Your objective: Retype each line of the material exactly, please, skipping any picture in it.

>>>>

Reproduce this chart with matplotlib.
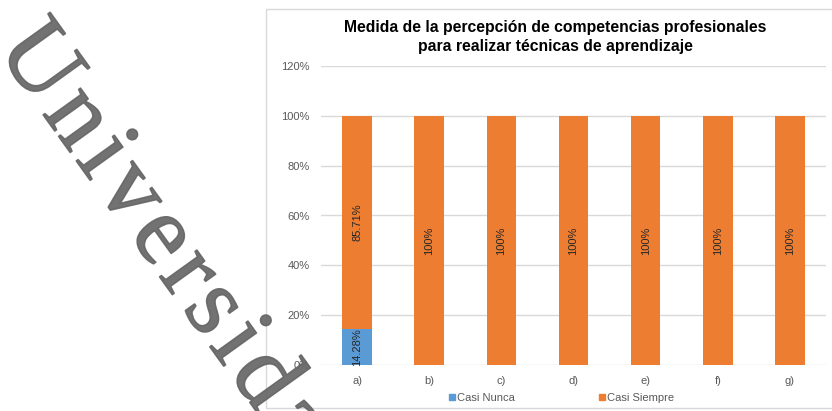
import numpy as np
import matplotlib
matplotlib.use('Agg')
import matplotlib.pyplot as plt
import matplotlib.patheffects as pe
from matplotlib.patches import Rectangle
from matplotlib.lines import Line2D
from matplotlib.path import Path
from matplotlib.textpath import TextPath
from matplotlib.font_manager import FontProperties

categories = ['a)', 'b)', 'c)', 'd)', 'e)', 'f)', 'g)']
casi_nunca = [14.28, 0, 0, 0, 0, 0, 0]
casi_siempre = [85.71, 100, 100, 100, 100, 100, 100]
labels_nunca = ['14.28%', '', '', '', '', '', '']
labels_siempre = ['85.71%', '100%', '100%', '100%', '100%', '100%', '100%']
yticks = [0, 20, 40, 60, 80, 100, 120]
ytick_labels = ['0%', '20%', '40%', '60%', '80%', '100%', '120%']
series_names = ['Casi Nunca', 'Casi Siempre']
title = 'Medida de la percepción de competencias profesionales\npara realizar técnicas de aprendizaje'
watermark = 'Universidad'

plt.rcParams['font.family'] = ['Liberation Sans', 'DejaVu Sans']

W, H = 832, 411
fig = plt.figure(figsize=(W / 100, H / 100), dpi=100)

# chart frame
fig.patches.append(Rectangle((266 / W, 1 - 408 / H), 1.0, 399 / H, transform=fig.transFigure,
                             facecolor='white', edgecolor='#d9d9d9', lw=1.0, zorder=-1))

ax = fig.add_axes([321 / W, 1 - 365 / H, (826 - 321) / W, (365 - 66) / H])
ax.set_zorder(1)
ax.set_facecolor('none')
blue = '#5b9bd5'
orange = '#ed7d31'
x = list(range(len(categories)))
b1 = ax.bar(x, casi_nunca, width=0.41, color=blue, zorder=3)
b2 = ax.bar(x, casi_siempre, width=0.41, bottom=casi_nunca, color=orange, zorder=3)
ax.bar_label(b1, labels=labels_nunca, label_type='center', rotation=90, fontsize=8, color='#262626')
ax.bar_label(b2, labels=labels_siempre, label_type='center', rotation=90, fontsize=8, color='#262626')

ax.set_xlim(-0.5, len(categories) - 0.5)
ax.set_ylim(0, 120)
ax.set_yticks(yticks)
ax.set_yticklabels(ytick_labels)
ax.set_xticks(x)
ax.set_xticklabels(categories)
ax.tick_params(axis='both', length=0, labelsize=8, colors='#595959')
ax.tick_params(axis='y', pad=8)
ax.tick_params(axis='x', pad=8)
for s in ax.spines.values():
    s.set_visible(False)
ax.yaxis.grid(True, color='#d9d9d9', lw=1.0, zorder=0)
ax.set_axisbelow(True)

fig.text(555 / W, 1 - 37 / H, title, ha='center', va='center', fontsize=11.3,
         fontweight='bold', color='#000000', linespacing=1.3)

handles = [Line2D([], [], marker='s', ls='none', color=blue, markersize=4.5),
           Line2D([], [], marker='s', ls='none', color=orange, markersize=4.5)]
fig.legend(handles, series_names, loc='center', bbox_to_anchor=(562 / W, 1 - 398 / H),
           ncol=2, frameon=False, fontsize=8, labelcolor='#595959', handlelength=0.5,
           handletextpad=0.2, columnspacing=7.6, borderpad=0)


# watermark: real text, drawn with letter tracking via a path effect
class Tracked(pe.AbstractPathEffect):
    def __init__(self, text, fp, track_fu, lw=0.0):
        super().__init__()
        self.counts = [int(np.sum(TextPath((0, 0), ch, size=10, prop=fp).codes == Path.MOVETO))
                       if ch.strip() else 0 for ch in text]
        self.track = track_fu
        self.lw = lw

    def draw_path(self, renderer, gc, tpath, affine, rgbFace=None):
        verts = np.array(tpath.vertices, dtype=float)
        codes = tpath.codes
        if codes is not None:
            starts = np.flatnonzero(codes == Path.MOVETO)
            gidx = np.repeat(np.arange(len(self.counts)), self.counts)
            if len(gidx) == len(starts):
                bounds = list(starts) + [len(codes)]
                for j in range(len(starts)):
                    verts[bounds[j]:bounds[j + 1], 0] += gidx[j] * self.track
        newpath = Path(verts, codes)
        gc0 = renderer.new_gc()
        gc0.copy_properties(gc)
        if self.lw > 0 and rgbFace is not None:
            gc0.set_linewidth(self.lw)
            gc0.set_foreground(rgbFace)
            gc0.set_joinstyle('round')
        renderer.draw_path(gc0, newpath, affine, rgbFace)
        gc0.restore()


wm_size = 72
wm_fp = FontProperties(family='Liberation Serif', size=wm_size)
em_px = wm_size * 100 / 72
track_px = 6.9
fig.text(-4.3 / W, 1 - 48.8 / H, watermark, rotation=-54.3, rotation_mode='anchor',
         ha='left', va='baseline', fontproperties=wm_fp,
         color='#666666', alpha=0.92, zorder=10,
         path_effects=[Tracked(watermark, wm_fp, track_px * 100 / em_px, lw=1.2)])

fig.savefig('out.png', dpi=100)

<<<<

Task response:
Reproduce this chart with matplotlib.
import numpy as np
import matplotlib
matplotlib.use('Agg')
import matplotlib.pyplot as plt
import matplotlib.patheffects as pe
from matplotlib.patches import Rectangle
from matplotlib.lines import Line2D
from matplotlib.path import Path
from matplotlib.textpath import TextPath
from matplotlib.font_manager import FontProperties

categories = ['a)', 'b)', 'c)', 'd)', 'e)', 'f)', 'g)']
casi_nunca = [14.28, 0, 0, 0, 0, 0, 0]
casi_siempre = [85.71, 100, 100, 100, 100, 100, 100]
labels_nunca = ['14.28%', '', '', '', '', '', '']
labels_siempre = ['85.71%', '100%', '100%', '100%', '100%', '100%', '100%']
yticks = [0, 20, 40, 60, 80, 100, 120]
ytick_labels = ['0%', '20%', '40%', '60%', '80%', '100%', '120%']
series_names = ['Casi Nunca', 'Casi Siempre']
title = 'Medida de la percepción de competencias profesionales\npara realizar técnicas de aprendizaje'
watermark = 'Universidad'

plt.rcParams['font.family'] = ['Liberation Sans', 'DejaVu Sans']

W, H = 832, 411
fig = plt.figure(figsize=(W / 100, H / 100), dpi=100)

# chart frame
fig.patches.append(Rectangle((266 / W, 1 - 408 / H), 1.0, 399 / H, transform=fig.transFigure,
                             facecolor='white', edgecolor='#d9d9d9', lw=1.0, zorder=-1))

ax = fig.add_axes([321 / W, 1 - 365 / H, (826 - 321) / W, (365 - 66) / H])
ax.set_zorder(1)
ax.set_facecolor('none')
blue = '#5b9bd5'
orange = '#ed7d31'
x = list(range(len(categories)))
b1 = ax.bar(x, casi_nunca, width=0.41, color=blue, zorder=3)
b2 = ax.bar(x, casi_siempre, width=0.41, bottom=casi_nunca, color=orange, zorder=3)
ax.bar_label(b1, labels=labels_nunca, label_type='center', rotation=90, fontsize=8, color='#262626')
ax.bar_label(b2, labels=labels_siempre, label_type='center', rotation=90, fontsize=8, color='#262626')

ax.set_xlim(-0.5, len(categories) - 0.5)
ax.set_ylim(0, 120)
ax.set_yticks(yticks)
ax.set_yticklabels(ytick_labels)
ax.set_xticks(x)
ax.set_xticklabels(categories)
ax.tick_params(axis='both', length=0, labelsize=8, colors='#595959')
ax.tick_params(axis='y', pad=8)
ax.tick_params(axis='x', pad=8)
for s in ax.spines.values():
    s.set_visible(False)
ax.yaxis.grid(True, color='#d9d9d9', lw=1.0, zorder=0)
ax.set_axisbelow(True)

fig.text(555 / W, 1 - 37 / H, title, ha='center', va='center', fontsize=11.3,
         fontweight='bold', color='#000000', linespacing=1.3)

handles = [Line2D([], [], marker='s', ls='none', color=blue, markersize=4.5),
           Line2D([], [], marker='s', ls='none', color=orange, markersize=4.5)]
fig.legend(handles, series_names, loc='center', bbox_to_anchor=(562 / W, 1 - 398 / H),
           ncol=2, frameon=False, fontsize=8, labelcolor='#595959', handlelength=0.5,
           handletextpad=0.2, columnspacing=7.6, borderpad=0)


# watermark: real text, drawn with letter tracking via a path effect
class Tracked(pe.AbstractPathEffect):
    def __init__(self, text, fp, track_fu, lw=0.0):
        super().__init__()
        self.counts = [int(np.sum(TextPath((0, 0), ch, size=10, prop=fp).codes == Path.MOVETO))
                       if ch.strip() else 0 for ch in text]
        self.track = track_fu
        self.lw = lw

    def draw_path(self, renderer, gc, tpath, affine, rgbFace=None):
        verts = np.array(tpath.vertices, dtype=float)
        codes = tpath.codes
        if codes is not None:
            starts = np.flatnonzero(codes == Path.MOVETO)
            gidx = np.repeat(np.arange(len(self.counts)), self.counts)
            if len(gidx) == len(starts):
                bounds = list(starts) + [len(codes)]
                for j in range(len(starts)):
                    verts[bounds[j]:bounds[j + 1], 0] += gidx[j] * self.track
        newpath = Path(verts, codes)
        gc0 = renderer.new_gc()
        gc0.copy_properties(gc)
        if self.lw > 0 and rgbFace is not None:
            gc0.set_linewidth(self.lw)
            gc0.set_foreground(rgbFace)
            gc0.set_joinstyle('round')
        renderer.draw_path(gc0, newpath, affine, rgbFace)
        gc0.restore()


wm_size = 72
wm_fp = FontProperties(family='Liberation Serif', size=wm_size)
em_px = wm_size * 100 / 72
track_px = 6.9
fig.text(-4.3 / W, 1 - 48.8 / H, watermark, rotation=-54.3, rotation_mode='anchor',
         ha='left', va='baseline', fontproperties=wm_fp,
         color='#666666', alpha=0.92, zorder=10,
         path_effects=[Tracked(watermark, wm_fp, track_px * 100 / em_px, lw=1.2)])

fig.savefig('out.png', dpi=100)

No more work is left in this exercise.